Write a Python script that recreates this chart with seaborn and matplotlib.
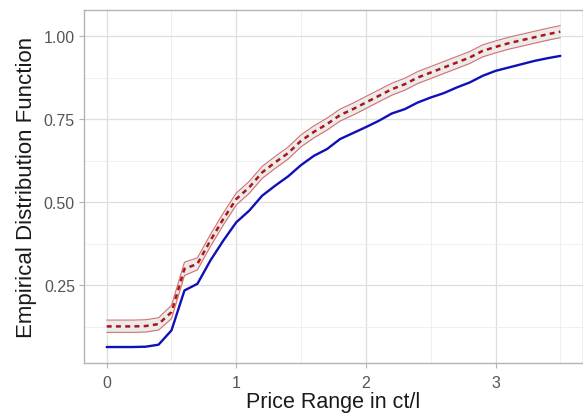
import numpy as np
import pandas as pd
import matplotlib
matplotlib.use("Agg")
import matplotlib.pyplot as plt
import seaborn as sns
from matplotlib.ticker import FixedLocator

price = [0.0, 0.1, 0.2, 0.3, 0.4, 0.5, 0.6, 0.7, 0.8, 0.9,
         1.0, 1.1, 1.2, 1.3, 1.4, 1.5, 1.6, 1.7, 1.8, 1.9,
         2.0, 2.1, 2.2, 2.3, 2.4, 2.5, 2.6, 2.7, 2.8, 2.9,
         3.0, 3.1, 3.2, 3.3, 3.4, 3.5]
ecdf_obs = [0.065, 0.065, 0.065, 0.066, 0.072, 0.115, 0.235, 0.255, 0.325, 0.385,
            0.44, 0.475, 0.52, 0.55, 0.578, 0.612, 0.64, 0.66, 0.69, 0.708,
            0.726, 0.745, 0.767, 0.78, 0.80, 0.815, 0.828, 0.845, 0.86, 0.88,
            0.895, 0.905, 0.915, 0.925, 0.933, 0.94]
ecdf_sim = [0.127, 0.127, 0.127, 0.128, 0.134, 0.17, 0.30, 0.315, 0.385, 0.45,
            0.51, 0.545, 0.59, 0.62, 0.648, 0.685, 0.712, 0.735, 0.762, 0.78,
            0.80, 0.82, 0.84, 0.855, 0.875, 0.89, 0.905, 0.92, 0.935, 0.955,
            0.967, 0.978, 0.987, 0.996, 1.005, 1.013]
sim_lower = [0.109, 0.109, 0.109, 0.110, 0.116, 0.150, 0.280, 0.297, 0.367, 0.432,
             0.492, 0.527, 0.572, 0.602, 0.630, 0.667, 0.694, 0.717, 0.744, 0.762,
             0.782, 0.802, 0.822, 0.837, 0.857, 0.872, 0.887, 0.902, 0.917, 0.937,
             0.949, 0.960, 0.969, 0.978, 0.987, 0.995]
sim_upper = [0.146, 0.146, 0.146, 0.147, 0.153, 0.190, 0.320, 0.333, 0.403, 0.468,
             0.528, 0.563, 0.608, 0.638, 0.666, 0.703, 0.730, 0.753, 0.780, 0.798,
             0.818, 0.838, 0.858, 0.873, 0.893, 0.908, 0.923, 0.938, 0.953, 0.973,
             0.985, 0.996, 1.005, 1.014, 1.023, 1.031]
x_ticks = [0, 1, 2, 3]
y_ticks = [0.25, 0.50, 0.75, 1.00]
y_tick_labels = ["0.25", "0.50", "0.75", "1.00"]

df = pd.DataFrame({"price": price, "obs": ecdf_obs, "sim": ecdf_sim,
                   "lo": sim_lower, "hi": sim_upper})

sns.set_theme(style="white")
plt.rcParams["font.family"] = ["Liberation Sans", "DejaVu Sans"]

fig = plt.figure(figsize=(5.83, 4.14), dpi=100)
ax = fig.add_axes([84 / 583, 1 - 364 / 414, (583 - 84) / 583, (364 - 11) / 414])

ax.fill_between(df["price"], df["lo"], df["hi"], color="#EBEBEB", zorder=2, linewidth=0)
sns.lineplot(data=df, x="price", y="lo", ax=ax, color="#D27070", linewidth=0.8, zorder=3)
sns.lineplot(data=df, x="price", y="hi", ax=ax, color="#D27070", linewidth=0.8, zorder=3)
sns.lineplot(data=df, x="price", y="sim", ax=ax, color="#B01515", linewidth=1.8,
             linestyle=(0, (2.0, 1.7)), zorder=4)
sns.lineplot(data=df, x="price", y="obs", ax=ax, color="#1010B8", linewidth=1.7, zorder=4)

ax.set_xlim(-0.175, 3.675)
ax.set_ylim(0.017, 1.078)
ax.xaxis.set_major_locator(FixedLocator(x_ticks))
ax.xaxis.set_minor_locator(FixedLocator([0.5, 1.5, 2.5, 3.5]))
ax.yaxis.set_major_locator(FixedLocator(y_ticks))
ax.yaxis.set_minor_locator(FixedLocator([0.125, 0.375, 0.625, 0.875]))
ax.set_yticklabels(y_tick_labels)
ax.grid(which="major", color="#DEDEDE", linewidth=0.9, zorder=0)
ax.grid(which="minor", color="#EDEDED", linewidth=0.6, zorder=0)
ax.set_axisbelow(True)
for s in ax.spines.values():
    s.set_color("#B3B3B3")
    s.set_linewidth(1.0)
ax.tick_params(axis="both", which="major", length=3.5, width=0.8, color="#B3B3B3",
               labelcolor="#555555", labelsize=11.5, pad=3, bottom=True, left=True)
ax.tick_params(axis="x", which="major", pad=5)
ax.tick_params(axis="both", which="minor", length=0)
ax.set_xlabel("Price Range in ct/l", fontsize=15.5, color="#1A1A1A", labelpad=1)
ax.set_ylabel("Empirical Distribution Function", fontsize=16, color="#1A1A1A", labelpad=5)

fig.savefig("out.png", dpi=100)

• [Stated problem]: Set the data above down again exactly as given, with no pictures.

• [Answer below]:
Write a Python script that recreates this chart with seaborn and matplotlib.
import numpy as np
import pandas as pd
import matplotlib
matplotlib.use("Agg")
import matplotlib.pyplot as plt
import seaborn as sns
from matplotlib.ticker import FixedLocator

price = [0.0, 0.1, 0.2, 0.3, 0.4, 0.5, 0.6, 0.7, 0.8, 0.9,
         1.0, 1.1, 1.2, 1.3, 1.4, 1.5, 1.6, 1.7, 1.8, 1.9,
         2.0, 2.1, 2.2, 2.3, 2.4, 2.5, 2.6, 2.7, 2.8, 2.9,
         3.0, 3.1, 3.2, 3.3, 3.4, 3.5]
ecdf_obs = [0.065, 0.065, 0.065, 0.066, 0.072, 0.115, 0.235, 0.255, 0.325, 0.385,
            0.44, 0.475, 0.52, 0.55, 0.578, 0.612, 0.64, 0.66, 0.69, 0.708,
            0.726, 0.745, 0.767, 0.78, 0.80, 0.815, 0.828, 0.845, 0.86, 0.88,
            0.895, 0.905, 0.915, 0.925, 0.933, 0.94]
ecdf_sim = [0.127, 0.127, 0.127, 0.128, 0.134, 0.17, 0.30, 0.315, 0.385, 0.45,
            0.51, 0.545, 0.59, 0.62, 0.648, 0.685, 0.712, 0.735, 0.762, 0.78,
            0.80, 0.82, 0.84, 0.855, 0.875, 0.89, 0.905, 0.92, 0.935, 0.955,
            0.967, 0.978, 0.987, 0.996, 1.005, 1.013]
sim_lower = [0.109, 0.109, 0.109, 0.110, 0.116, 0.150, 0.280, 0.297, 0.367, 0.432,
             0.492, 0.527, 0.572, 0.602, 0.630, 0.667, 0.694, 0.717, 0.744, 0.762,
             0.782, 0.802, 0.822, 0.837, 0.857, 0.872, 0.887, 0.902, 0.917, 0.937,
             0.949, 0.960, 0.969, 0.978, 0.987, 0.995]
sim_upper = [0.146, 0.146, 0.146, 0.147, 0.153, 0.190, 0.320, 0.333, 0.403, 0.468,
             0.528, 0.563, 0.608, 0.638, 0.666, 0.703, 0.730, 0.753, 0.780, 0.798,
             0.818, 0.838, 0.858, 0.873, 0.893, 0.908, 0.923, 0.938, 0.953, 0.973,
             0.985, 0.996, 1.005, 1.014, 1.023, 1.031]
x_ticks = [0, 1, 2, 3]
y_ticks = [0.25, 0.50, 0.75, 1.00]
y_tick_labels = ["0.25", "0.50", "0.75", "1.00"]

df = pd.DataFrame({"price": price, "obs": ecdf_obs, "sim": ecdf_sim,
                   "lo": sim_lower, "hi": sim_upper})

sns.set_theme(style="white")
plt.rcParams["font.family"] = ["Liberation Sans", "DejaVu Sans"]

fig = plt.figure(figsize=(5.83, 4.14), dpi=100)
ax = fig.add_axes([84 / 583, 1 - 364 / 414, (583 - 84) / 583, (364 - 11) / 414])

ax.fill_between(df["price"], df["lo"], df["hi"], color="#EBEBEB", zorder=2, linewidth=0)
sns.lineplot(data=df, x="price", y="lo", ax=ax, color="#D27070", linewidth=0.8, zorder=3)
sns.lineplot(data=df, x="price", y="hi", ax=ax, color="#D27070", linewidth=0.8, zorder=3)
sns.lineplot(data=df, x="price", y="sim", ax=ax, color="#B01515", linewidth=1.8,
             linestyle=(0, (2.0, 1.7)), zorder=4)
sns.lineplot(data=df, x="price", y="obs", ax=ax, color="#1010B8", linewidth=1.7, zorder=4)

ax.set_xlim(-0.175, 3.675)
ax.set_ylim(0.017, 1.078)
ax.xaxis.set_major_locator(FixedLocator(x_ticks))
ax.xaxis.set_minor_locator(FixedLocator([0.5, 1.5, 2.5, 3.5]))
ax.yaxis.set_major_locator(FixedLocator(y_ticks))
ax.yaxis.set_minor_locator(FixedLocator([0.125, 0.375, 0.625, 0.875]))
ax.set_yticklabels(y_tick_labels)
ax.grid(which="major", color="#DEDEDE", linewidth=0.9, zorder=0)
ax.grid(which="minor", color="#EDEDED", linewidth=0.6, zorder=0)
ax.set_axisbelow(True)
for s in ax.spines.values():
    s.set_color("#B3B3B3")
    s.set_linewidth(1.0)
ax.tick_params(axis="both", which="major", length=3.5, width=0.8, color="#B3B3B3",
               labelcolor="#555555", labelsize=11.5, pad=3, bottom=True, left=True)
ax.tick_params(axis="x", which="major", pad=5)
ax.tick_params(axis="both", which="minor", length=0)
ax.set_xlabel("Price Range in ct/l", fontsize=15.5, color="#1A1A1A", labelpad=1)
ax.set_ylabel("Empirical Distribution Function", fontsize=16, color="#1A1A1A", labelpad=5)

fig.savefig("out.png", dpi=100)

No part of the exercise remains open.